Shorter terms usually mean higher monthly payments but lower total borrowing cost and faster equity buildup. That can be attractive for businesses with strong cash flow or buyers acquiring used trucks they want paid down more aggressively.
The best term is often a balance between affordability and asset life. If the payment works but the structure leaves no room for operating volatility, it may be too aggressive. If the term is so long that the truck outlives the financing logic, it may be too stretched.
A truck’s use case should shape the financing decision. An over-the-road tractor running high annual mileage has a different wear pattern than a local box truck making urban deliveries. A dump truck, rollback, wrecker, or vocational unit may have different utilization, maintenance demands, and residual value considerations.
That means the answer to how long can you finance a commercial truck should always be tied to revenue use. How many years do you expect this unit to stay productive in your fleet? How quickly will miles accumulate? Will it be a primary truck, a backup unit, or a growth asset for a new contract? Those questions matter just as much as the rate or payment.
For example, a business adding a late-model truck to support long-term contracts may prioritize lower monthly payments and preserved liquidity. A buyer picking up an older used truck for shorter-term demand may want a faster payoff to reduce exposure.
A newer truck with strong borrower qualifications may fit into a 60- to 84-month structure. A mid-age used truck may be more likely to fall into the 36- to 60-month range. An older commercial truck, especially one with higher mileage, may be limited to shorter terms or may require more cash down.
That does not mean older units cannot be financed. It means the structure usually needs to reflect the risk profile of the asset. In many deals, the most workable approval is not the longest one. It is the one that aligns the borrower, equipment, and documentation in a way that makes sense to the funding source.
This is where a specialized commercial financing partner can add value. Structuring truck financing is not only about plugging numbers into a calculator. It involves understanding asset class, lender requirements, borrower profile, and how to present the transaction in a way that supports approval and funding coordination.
Start with cash flow, not just the truck price. Look at what the unit is expected to generate, what your fixed costs already are, and how much room you need for repairs, insurance, and business fluctuations. A payment that looks fine on paper can still be too tight in a slow month.
Next, be realistic about the truck’s service life in your operation. If you plan to rotate the truck out in three or four years, an extended term may not be ideal unless you are comfortable with the payoff position at that point. If the unit is expected to stay in service for the long haul, a longer term may be easier to justify.
It also helps to consider total cost, not just monthly payment. Two structures can both feel affordable, but one may cost significantly more over time. Businesses that are growing quickly often focus on liquidity, while more established operators may prioritize paying equipment down faster. Neither approach is automatically better. It depends on the company’s priorities.

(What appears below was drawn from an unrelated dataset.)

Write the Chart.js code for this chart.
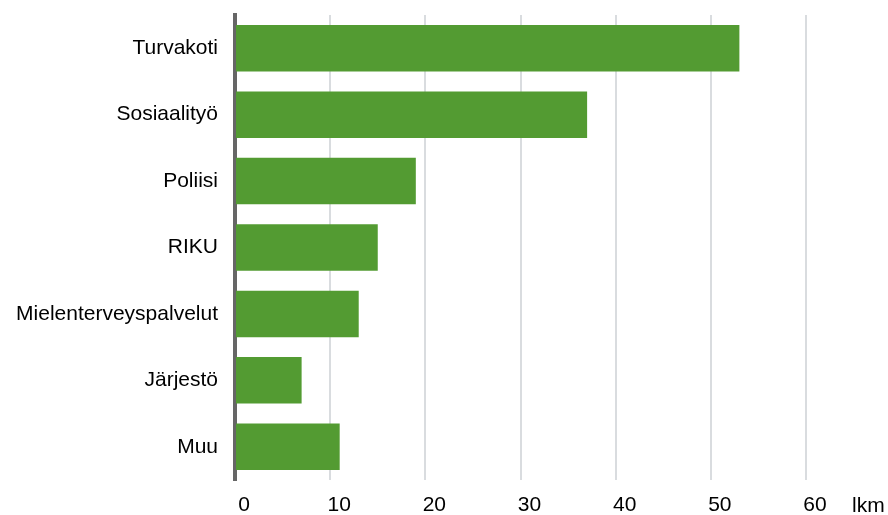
<!DOCTYPE html>
<html>
<head>
<meta charset="utf-8">
<script src="https://cdn.jsdelivr.net/npm/chart.js@4"></script>
<style>
  html, body { margin: 0; padding: 0; background: #fff; }
  #wrap { width: 888px; height: 515px; position: relative; }
</style>
</head>
<body>
<div id="wrap"><canvas id="chart"></canvas></div>
<script>
// Data
const categories = ['Turvakoti', 'Sosiaalityö', 'Poliisi', 'RIKU', 'Mielenterveyspalvelut', 'Järjestö', 'Muu'];
const counts = [53, 37, 19, 15, 13, 7, 11];
const xTicks = [0, 10, 20, 30, 40, 50, 60];
const unitLabel = 'lkm';

const FONT = "'Liberation Sans', Arial, sans-serif";

// draws the unit label to the right of the last tick
const unitPlugin = {
    id: 'unitLabel',
    afterDraw(chart) {
        const ctx = chart.ctx;
        const area = chart.chartArea;
        ctx.save();
        ctx.font = '21px ' + FONT;
        ctx.fillStyle = '#000';
        ctx.textAlign = 'left';
        ctx.textBaseline = 'middle';
        ctx.fillText(unitLabel, area.right + 46, area.bottom + 26);
        ctx.restore();
    }
};

new Chart(document.getElementById('chart'), {
    type: 'bar',
    data: {
        labels: categories,
        datasets: [{
            data: counts,
            backgroundColor: '#539b32',
            borderWidth: 0,
            barPercentage: 0.7,
            categoryPercentage: 1
        }]
    },
    plugins: [unitPlugin],
    options: {
        indexAxis: 'y',
        responsive: true,
        maintainAspectRatio: false,
        animation: false,
        layout: { padding: { top: 15, right: 82, left: 0, bottom: 0 } },
        plugins: {
            legend: { display: false },
            tooltip: { enabled: false }
        },
        scales: {
            x: {
                min: 0,
                max: 60,
                afterBuildTicks: (scale) => { scale.ticks = xTicks.map(v => ({ value: v })); },
                afterFit: (scale) => {
                    scale.height = 35;
                    scale.paddingLeft = 0;
                    scale.paddingRight = 0;
                },
                grid: { color: '#d9dcdf', lineWidth: 2, drawTicks: false },
                border: { display: false },
                ticks: {
                    color: '#000',
                    font: { family: FONT, size: 21 },
                    padding: 13,
                    labelOffset: 9
                }
            },
            y: {
                z: 1,
                grid: { display: false, drawTicks: false },
                border: { display: true, color: '#666666', width: 4 },
                afterFit: (scale) => {
                    scale.width = 235;
                    scale.paddingTop = 0;
                    scale.paddingBottom = 0;
                },
                ticks: {
                    color: '#000',
                    font: { family: FONT, size: 21 },
                    padding: 17
                }
            }
        }
    }
});
</script>
</body>
</html>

Finally, get the deal reviewed by a team that understands commercial trucks and equipment financing. A well-structured file can make a real difference in available options, especially when the truck is used, the business is growing, or the deal needs flexibility around down payment and term.
For business owners and fleet operators, the better question is not simply how long can you finance a commercial truck. It is how to structure that truck so it supports revenue, protects cash flow, and still makes sense six, 12, and 36 months from now.